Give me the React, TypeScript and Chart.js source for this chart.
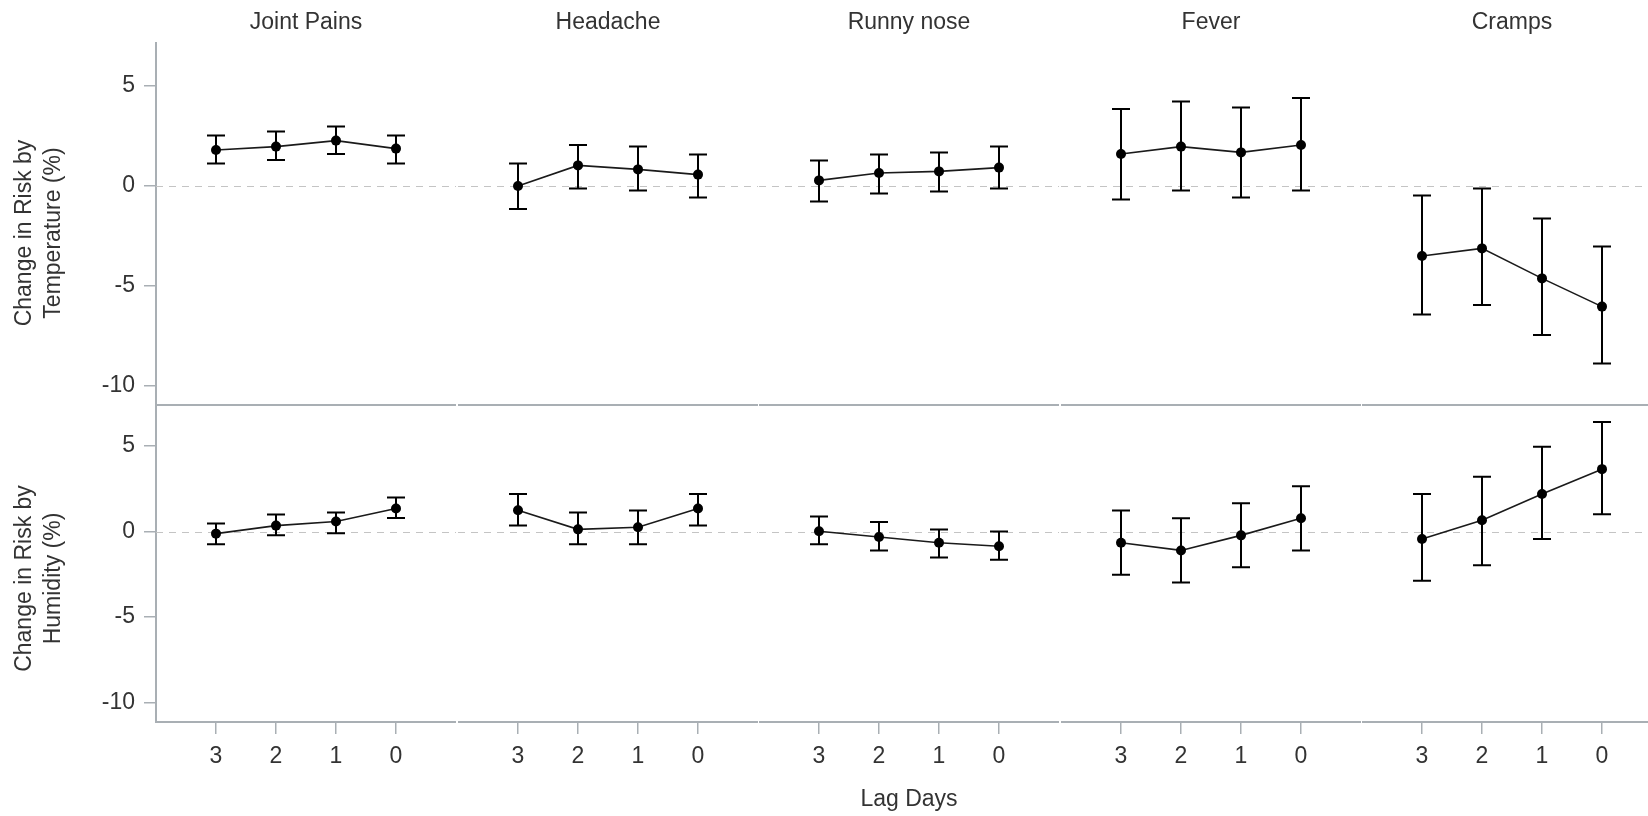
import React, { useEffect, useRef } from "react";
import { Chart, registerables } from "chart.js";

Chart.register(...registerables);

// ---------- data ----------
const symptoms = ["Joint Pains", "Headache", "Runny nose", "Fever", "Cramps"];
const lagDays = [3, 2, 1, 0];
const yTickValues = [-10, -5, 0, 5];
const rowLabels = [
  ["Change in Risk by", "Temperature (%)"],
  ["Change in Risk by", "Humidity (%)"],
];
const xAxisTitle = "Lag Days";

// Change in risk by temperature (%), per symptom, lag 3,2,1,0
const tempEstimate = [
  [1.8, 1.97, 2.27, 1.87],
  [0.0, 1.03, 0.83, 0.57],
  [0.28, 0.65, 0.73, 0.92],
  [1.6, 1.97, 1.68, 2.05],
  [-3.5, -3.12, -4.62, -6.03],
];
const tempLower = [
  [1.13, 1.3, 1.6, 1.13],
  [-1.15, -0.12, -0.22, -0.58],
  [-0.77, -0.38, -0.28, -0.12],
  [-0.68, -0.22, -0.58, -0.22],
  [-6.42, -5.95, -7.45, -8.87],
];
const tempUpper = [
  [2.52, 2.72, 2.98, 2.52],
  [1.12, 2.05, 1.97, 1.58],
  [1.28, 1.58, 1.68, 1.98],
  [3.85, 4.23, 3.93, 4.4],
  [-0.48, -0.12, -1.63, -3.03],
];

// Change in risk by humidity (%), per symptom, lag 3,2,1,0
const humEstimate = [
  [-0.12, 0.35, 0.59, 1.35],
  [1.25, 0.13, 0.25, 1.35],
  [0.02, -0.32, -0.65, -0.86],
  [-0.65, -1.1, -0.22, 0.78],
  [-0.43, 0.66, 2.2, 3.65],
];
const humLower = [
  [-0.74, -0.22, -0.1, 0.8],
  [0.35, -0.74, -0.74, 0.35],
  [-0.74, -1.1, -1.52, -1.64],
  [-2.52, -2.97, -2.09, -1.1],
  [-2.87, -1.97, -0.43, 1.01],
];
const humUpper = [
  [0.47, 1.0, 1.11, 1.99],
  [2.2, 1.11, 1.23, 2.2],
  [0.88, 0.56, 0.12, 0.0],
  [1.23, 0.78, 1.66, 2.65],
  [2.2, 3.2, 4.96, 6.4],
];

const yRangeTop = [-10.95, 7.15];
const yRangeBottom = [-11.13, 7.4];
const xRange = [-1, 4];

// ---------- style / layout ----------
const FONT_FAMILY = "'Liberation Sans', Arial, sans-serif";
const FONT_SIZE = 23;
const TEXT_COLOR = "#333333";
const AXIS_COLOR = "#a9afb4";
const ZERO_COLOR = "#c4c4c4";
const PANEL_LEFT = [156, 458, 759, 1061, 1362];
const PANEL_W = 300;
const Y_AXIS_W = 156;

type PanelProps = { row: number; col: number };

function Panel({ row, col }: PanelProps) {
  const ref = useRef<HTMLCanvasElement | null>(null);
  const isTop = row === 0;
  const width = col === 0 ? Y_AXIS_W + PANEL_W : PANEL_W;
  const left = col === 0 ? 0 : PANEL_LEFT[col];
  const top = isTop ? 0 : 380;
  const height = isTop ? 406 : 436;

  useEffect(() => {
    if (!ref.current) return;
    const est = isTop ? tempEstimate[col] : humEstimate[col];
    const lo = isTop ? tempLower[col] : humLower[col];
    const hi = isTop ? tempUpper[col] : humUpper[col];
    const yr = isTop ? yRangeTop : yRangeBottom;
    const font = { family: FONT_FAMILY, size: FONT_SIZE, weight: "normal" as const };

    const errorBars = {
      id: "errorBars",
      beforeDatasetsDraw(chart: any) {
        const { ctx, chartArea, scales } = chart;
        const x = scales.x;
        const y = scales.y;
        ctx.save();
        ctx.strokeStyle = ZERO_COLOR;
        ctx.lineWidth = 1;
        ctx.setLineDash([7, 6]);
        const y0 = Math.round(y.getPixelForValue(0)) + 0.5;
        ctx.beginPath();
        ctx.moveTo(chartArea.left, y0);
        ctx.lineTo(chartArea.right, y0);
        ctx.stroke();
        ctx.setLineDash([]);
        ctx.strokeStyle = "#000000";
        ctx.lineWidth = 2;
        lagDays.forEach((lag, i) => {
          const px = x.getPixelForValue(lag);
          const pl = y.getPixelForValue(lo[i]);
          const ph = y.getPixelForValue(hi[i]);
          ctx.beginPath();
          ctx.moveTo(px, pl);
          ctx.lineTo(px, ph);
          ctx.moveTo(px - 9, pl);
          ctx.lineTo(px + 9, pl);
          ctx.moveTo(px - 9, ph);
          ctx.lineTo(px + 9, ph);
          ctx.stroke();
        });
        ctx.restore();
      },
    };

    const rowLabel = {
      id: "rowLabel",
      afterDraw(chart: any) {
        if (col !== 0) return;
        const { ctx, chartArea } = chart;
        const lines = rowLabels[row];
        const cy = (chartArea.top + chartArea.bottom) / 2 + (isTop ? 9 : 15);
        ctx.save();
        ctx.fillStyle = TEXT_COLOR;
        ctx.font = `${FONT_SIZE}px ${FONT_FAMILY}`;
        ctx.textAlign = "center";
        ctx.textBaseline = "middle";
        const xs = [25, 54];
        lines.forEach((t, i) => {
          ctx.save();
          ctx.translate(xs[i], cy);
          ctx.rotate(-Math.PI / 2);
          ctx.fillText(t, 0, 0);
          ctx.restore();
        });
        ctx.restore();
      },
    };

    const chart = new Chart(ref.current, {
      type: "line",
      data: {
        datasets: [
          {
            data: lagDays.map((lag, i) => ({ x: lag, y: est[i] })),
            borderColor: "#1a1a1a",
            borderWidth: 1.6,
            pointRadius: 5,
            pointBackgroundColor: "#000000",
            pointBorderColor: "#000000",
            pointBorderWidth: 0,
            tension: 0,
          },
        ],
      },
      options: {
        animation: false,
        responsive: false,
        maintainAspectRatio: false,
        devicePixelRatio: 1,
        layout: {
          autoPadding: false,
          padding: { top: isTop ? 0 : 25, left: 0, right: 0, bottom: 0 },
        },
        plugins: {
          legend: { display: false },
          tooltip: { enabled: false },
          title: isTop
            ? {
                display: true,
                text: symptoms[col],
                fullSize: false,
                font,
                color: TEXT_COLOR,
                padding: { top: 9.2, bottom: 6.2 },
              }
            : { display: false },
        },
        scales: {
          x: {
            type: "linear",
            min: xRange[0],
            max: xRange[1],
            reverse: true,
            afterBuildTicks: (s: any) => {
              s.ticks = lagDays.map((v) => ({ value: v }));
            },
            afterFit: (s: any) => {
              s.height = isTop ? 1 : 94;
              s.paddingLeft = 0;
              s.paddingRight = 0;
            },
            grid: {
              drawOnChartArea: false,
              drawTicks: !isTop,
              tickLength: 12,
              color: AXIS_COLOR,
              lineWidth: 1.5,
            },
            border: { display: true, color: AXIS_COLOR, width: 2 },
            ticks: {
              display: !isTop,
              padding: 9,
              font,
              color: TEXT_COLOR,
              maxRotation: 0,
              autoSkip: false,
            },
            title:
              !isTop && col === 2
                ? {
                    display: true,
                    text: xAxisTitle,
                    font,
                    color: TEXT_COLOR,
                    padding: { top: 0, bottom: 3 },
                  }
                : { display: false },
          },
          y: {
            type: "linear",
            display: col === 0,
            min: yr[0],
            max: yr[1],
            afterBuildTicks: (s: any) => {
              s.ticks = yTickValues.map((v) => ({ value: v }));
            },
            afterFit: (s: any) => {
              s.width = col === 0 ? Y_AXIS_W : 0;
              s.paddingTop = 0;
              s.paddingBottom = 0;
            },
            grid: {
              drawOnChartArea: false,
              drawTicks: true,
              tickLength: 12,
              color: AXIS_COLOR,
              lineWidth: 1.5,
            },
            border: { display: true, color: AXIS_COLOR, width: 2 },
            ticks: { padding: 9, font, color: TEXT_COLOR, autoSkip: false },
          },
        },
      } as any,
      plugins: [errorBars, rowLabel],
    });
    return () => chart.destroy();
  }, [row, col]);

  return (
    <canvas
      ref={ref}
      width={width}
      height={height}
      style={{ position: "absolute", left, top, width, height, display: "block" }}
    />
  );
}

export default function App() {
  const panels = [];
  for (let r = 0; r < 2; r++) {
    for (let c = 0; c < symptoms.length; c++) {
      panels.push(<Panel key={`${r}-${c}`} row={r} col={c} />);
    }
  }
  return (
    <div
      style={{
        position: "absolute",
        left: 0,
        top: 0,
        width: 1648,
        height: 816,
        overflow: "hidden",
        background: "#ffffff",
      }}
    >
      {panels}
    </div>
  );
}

----

» Problem description:
Set down again, exactly, the lines of the material above from its first line to the one with "Chart.register(...registerables);", inclusive. Leave the pictures out.

» Answer to the task:
Give me the React, TypeScript and Chart.js source for this chart.
import React, { useEffect, useRef } from "react";
import { Chart, registerables } from "chart.js";

Chart.register(...registerables);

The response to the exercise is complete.